I thoroughly approve of your approach and point in this editorial ("Shutting Jewish Mouths," Feb. 16). Two Jews, three opinions has always characterized our tribe and always will. Even with the fear injected into the conditions of dissent from the Israel lobby line, still we rise. I hope we always will. I especially appreciate your point of the destruction of all but the most reactionary views of history and current events when the left is walled off and vilified.
Stuart M. Chandler
Rob Eshman speaks proudly of having sought Jewish support for a Palestinian state 20 years ago, when it was a minority position in the American Jewish community, saying, "The moral of the story: Today's dissenters [like Tony Judt and Tony Kushner] might just be on to something."
Doesn't Eshman understand the danger of creating a Palestinian state today, which would have Hamas and Fatah running the show, whose charters call for Israel's destruction and use of terrorism, and who would continue to promote hatred and murder of Israelis in its media, mosques, textbooks and youth camps and refuse to arrest and jail terrorists?
We agree with the former head of the IDF, Gen. Moshe Yaalon, who has repeatedly stated that "a Palestinian state should not be created. It will only increase the likelihood of war."
Morton A. Klein
Zionist Organization of America
I coordinated the recent Los Angeles Combatants for Peace (CFP) events ("Divided We Fall," Feb. 9).
StandWithUs' (SWU) assertion that CFP presentations are "one-sided" is false, and its categorization of CFP events as "anti-Israel" is cynical and absurd.
CFP is a joint Israeli and Palestinian peace group, and all CFP events in the UnNited States feature representatives from both peoples. CFP is comprised of former Palestinian militants and Israeli combat soldiers who have realized the futility of the violence they have perpetrated on each other, and now believe that there is no viable military solution to the conflict and that both sides are wrong to persist in armed hostilities against the other.
If SWU applies the "anti-Israel" label to any gathering that fails to promote the integrity of greater Israel, CFP events are properly categorized as such. Otherwise, SWU's labeling of CFP events as "anti-Israel" evidences a profound measure of political solipsism.

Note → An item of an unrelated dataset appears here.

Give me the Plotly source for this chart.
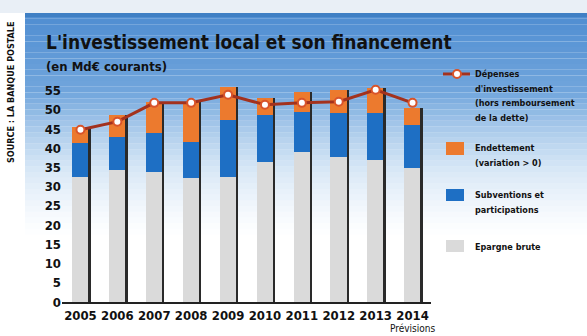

Further, I would be interested in learning what "unsubstantiated charges" and "misinformation" SWU claims CFP is disseminating. As a matter of policy and design, and out of a desire to discourage debate over ancillary matters, CFP makes no charges and takes no positions other than those expressed in its threefold mission.
Joel S. Farkas
I was pleased to read one more article about Azerbaijan which stresses the tolerance of its population toward different religions and nations ("Borat, Meet Elin," Feb. 23).
However, I see a threat: Because of authoritarianism and pressure on political opposition, more and more people have started turning their faces toward radicalism. An ordinary citizen believes now that it is impossible to change the government in a democratic way.
According to OSCE reports, all elections since 1993 have been falsified by the former local KGB and Communist Party boss Heydar Aliyev and by his son, Ilham, after the father's death in 2003. Some experts have started warning about the danger of revolution in Azerbaijan. Yet, will it be "colored revolution" as in neighboring Ukraine and Georgia to democratize the country or Iranian-like path?
I do believe that only by urging authorities to cease the pressure on democratic opposition will we succeed in preventing Azerbaijan from falling into radicalism and finally starting democratization.
National Democratic Institute
'Curly Top' Arkin
To see Alan Arkin bald is so shocking to my system, considering here is a guy who, in a gentile high school environment, had the most glamorous and envious beautiful curly head of hair of any of us seven or eight gifted Jews who were literally his friends ("Alan Arkin: Not Just Another Kid From Brooklyn," Feb. 16).
When it came to having that suave, utterly curly head of hair, Alan had no equal.